Cuando preparó Arroz con mango, Zell se vio forzada a separar lo estrictamente culinario de lo periodístico, y dio prioridad a lo segundo. Los argumentos para hacerlo constituyeron dos: primero, el ejercicio de los principios y reglas del diarismo fueron los que dieron forma a aquellas crónicas; y segundo, entonces ya había en la bibliografía cubana más de un excelente volumen dedicado exclusivamente a las recetas. En cambio, no había ninguno que recogiera “esta especialísima modalidad de diarismo que empieza, pero no acaba, siendo de interés femenino, y en el que, bajo el manto de trapo de la cocina, caben todos los asuntos imaginables, de la A a la Z”. En Páginas muy condimentadas, Borroto Trujillo ha seguido ese mismo criterio, y no incluye las recetas de cocina.

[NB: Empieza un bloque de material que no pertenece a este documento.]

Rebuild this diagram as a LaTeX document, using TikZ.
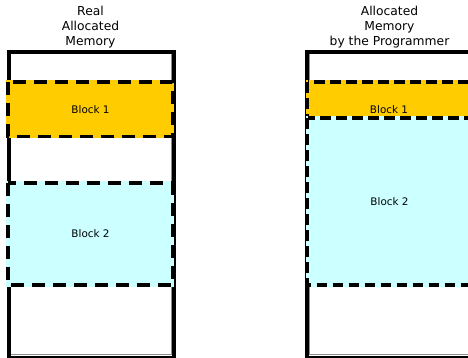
\documentclass[tikz,border=0pt]{standalone}
\usepackage{fontspec}
\setmainfont{DejaVu Sans}
\definecolor{blockyellow}{HTML}{FFCC00}
\definecolor{blockcyan}{HTML}{CCFFFF}
\begin{document}
\begin{tikzpicture}[x=1pt,y=-1pt,
  frame/.style={draw=black,line width=4pt,fill=white},
  innerline/.style={draw=black!45,line width=0.8pt},
  blockfill/.style={line width=3.2pt},
  blockedge/.style={draw=black,line width=3.2pt},
  longdash/.style={dash pattern=on 13pt off 8pt},
  shortdash/.style={dash pattern=on 10.5pt off 5.5pt},
  title/.style={align=center,font=\fontsize{12.3}{15}\selectfont,inner sep=0pt},
  blocklabel/.style={font=\fontsize{10.4}{12}\selectfont,inner sep=0pt}]
\useasboundingbox (0,0) rectangle (468,357);
\begin{scope}
\clip (0,0) rectangle (468,357);

% left column: memory really handed out
\draw[frame] (8.5,51.5) rectangle (174,357.5);
\draw[innerline] (9,52) rectangle (171.3,354.3);
\draw[frame,fill=none] (8.5,51.5) rectangle (174,357.5);
\fill[blockyellow,draw=blockyellow,blockfill] (8,82) rectangle (172.5,136.5);
\draw[blockedge,longdash] (8,82) rectangle (172.5,136.5);
\fill[blockcyan,draw=blockcyan,blockfill] (8,183) rectangle (172.5,285);
\draw[blockedge,longdash] (8,183) rectangle (172.5,285);

% right column: memory as requested in the code
\draw[frame] (307,51.5) rectangle (472.5,357.5);
\draw[innerline] (309.7,52) rectangle (480,354.3);
\draw[frame,fill=none] (307,51.5) rectangle (472.5,357.5);
\fill[blockyellow,draw=blockyellow,blockfill] (307.5,82) rectangle (472,118);
\draw[blockedge,shortdash] (307.5,82) rectangle (472,118);
\fill[blockcyan,draw=blockcyan,blockfill] (307.5,118) rectangle (472,285);
\draw[blockedge,shortdash] (307.5,118) rectangle (472,285);
\end{scope}

% labels
\node[title] (realtitle) at (90.5,27) {Real\\Allocated\\Memory};
\node[title] (progtitle) at (389.5,27) {Allocated\\Memory\\by the Programmer};
\node[blocklabel] (lb1) at (90.5,110) {Block 1};
\node[blocklabel] (lb2) at (90.5,234) {Block 2};
\node[blocklabel] (rb1) at (389,110) {Block 1};
\node[blocklabel] (rb2) at (389.5,201.5) {Block 2};
\end{tikzpicture}
\end{document}
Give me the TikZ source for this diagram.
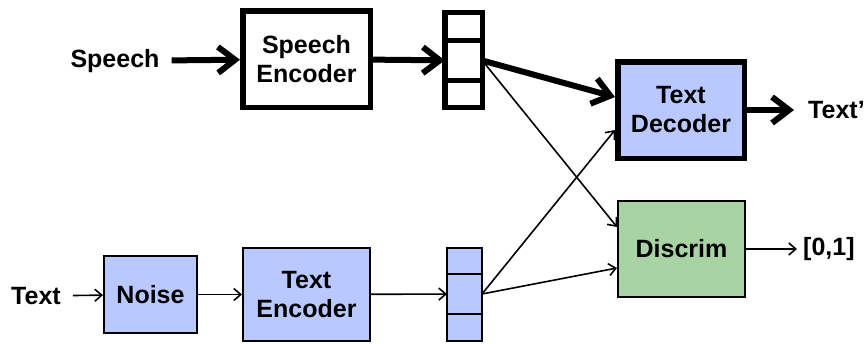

Hizo muy bien. En los tiempos que hoy conoce Cuba, publicar las recetas de platos como el picadillo, el ajiaco, la carne con papas, el bistec en cazuela o el congrí resultaría una broma cruel. No solo porque los productos e ingredientes para cocinar escasean o sencillamente no se consiguen, sino porque los que aparecen se venden a precios inalcanzables para el grueso de la población. Me di a la tarea de pedir a varias personas que residen en la Isla información acerca de lo que cuesta poner algo a la mesa. A continuación doy un resumen de lo que me contestaron.

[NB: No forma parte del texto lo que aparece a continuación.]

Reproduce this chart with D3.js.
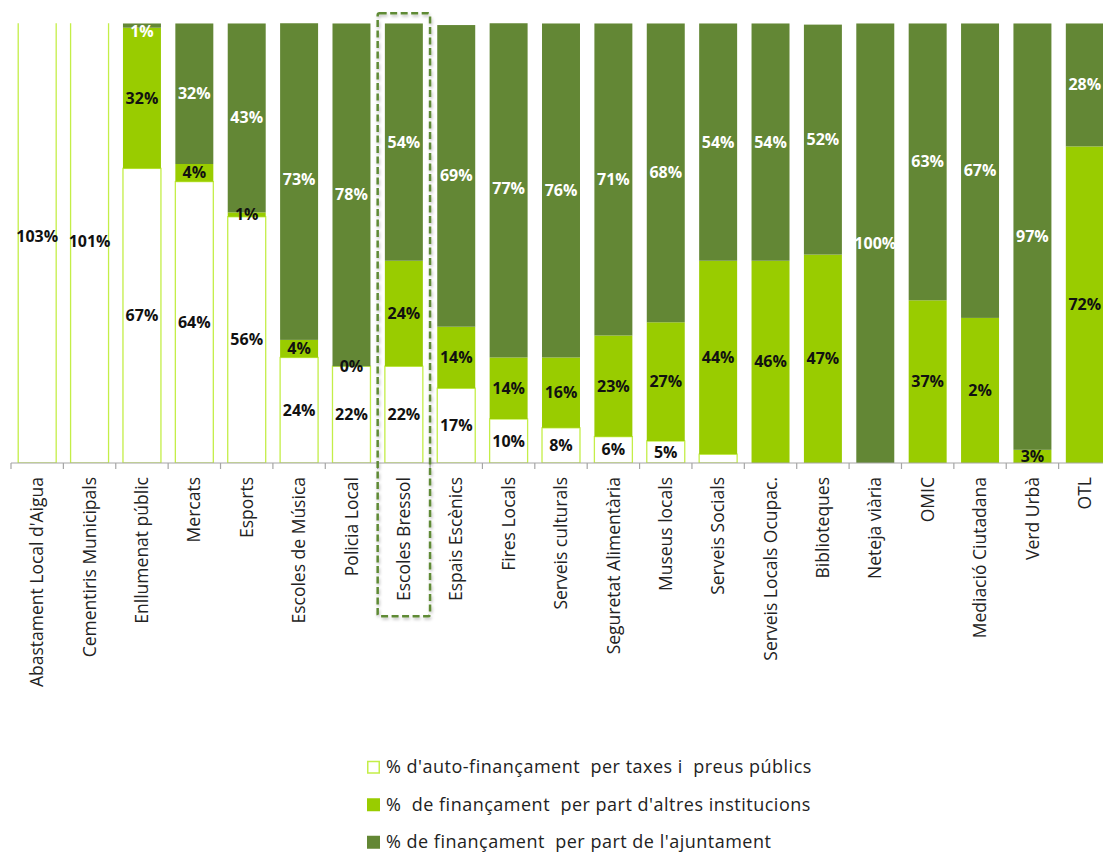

Una libra de cerdo cuesta 320 pesos; un cartón de 30 huevos, 700 pesos; una ristra con 50 cabezas de ajo, entre 20 y 25 pesos; una libra de frijoles negros, 500 pesos; medio kilo de leche en polvo, 1.000 pesos; una libra de malanga, entre 60 y 65 pesos; una libra de pollo, 75 pesos; un aguacate, 70 pesos; un mamey, entre 70 y 80 pesos; una libra de limones, 180 pesos… ¿Y los salarios y las pensiones? Una señora me comentó que tras 42 años de trabajo en Salud Pública, recibe por su jubilación 1.678 pesos. Y en cuanto al salario promedio, es de 4 mil pesos. Hagan ustedes una simple operación matemática y tendrán una idea de lo que puede costar a una familia comprar lo necesario para preparar el almuerzo de un solo día.
Quiero concluir estas líneas sobre Páginas muy bien condimentadas refiriéndome a la edición. En lo que se refiere al texto, no hay nada criticable, pues está limpio de erratas. A la editora, sin embargo, se le escapó un error: en la fecha de Zell de la solapa aparece 1970 como fecha de su muerte. Por el contrario, en la introducción la compiladora da 1971, que de acuerdo al Diccionario de la literatura cubana es el dato correcto.
El libro tiene además una portada francamente fea, en la cual es difícil distinguir si lo que aparecen en los platos son piedrecitas, conchas o judías blancas. En el interior se han incluido varias fotos tomadas de Bohemia, pero su calidad es tan pobre que habría sido más aconsejable prescindir de ellas. La Editorial Oriente debería enterarse de que aquellos tiempos en que el Poligráfico Juan Marinello fue bautizado como el más grande y moderno de América Latina pertenecen a un pasado hoy remoto.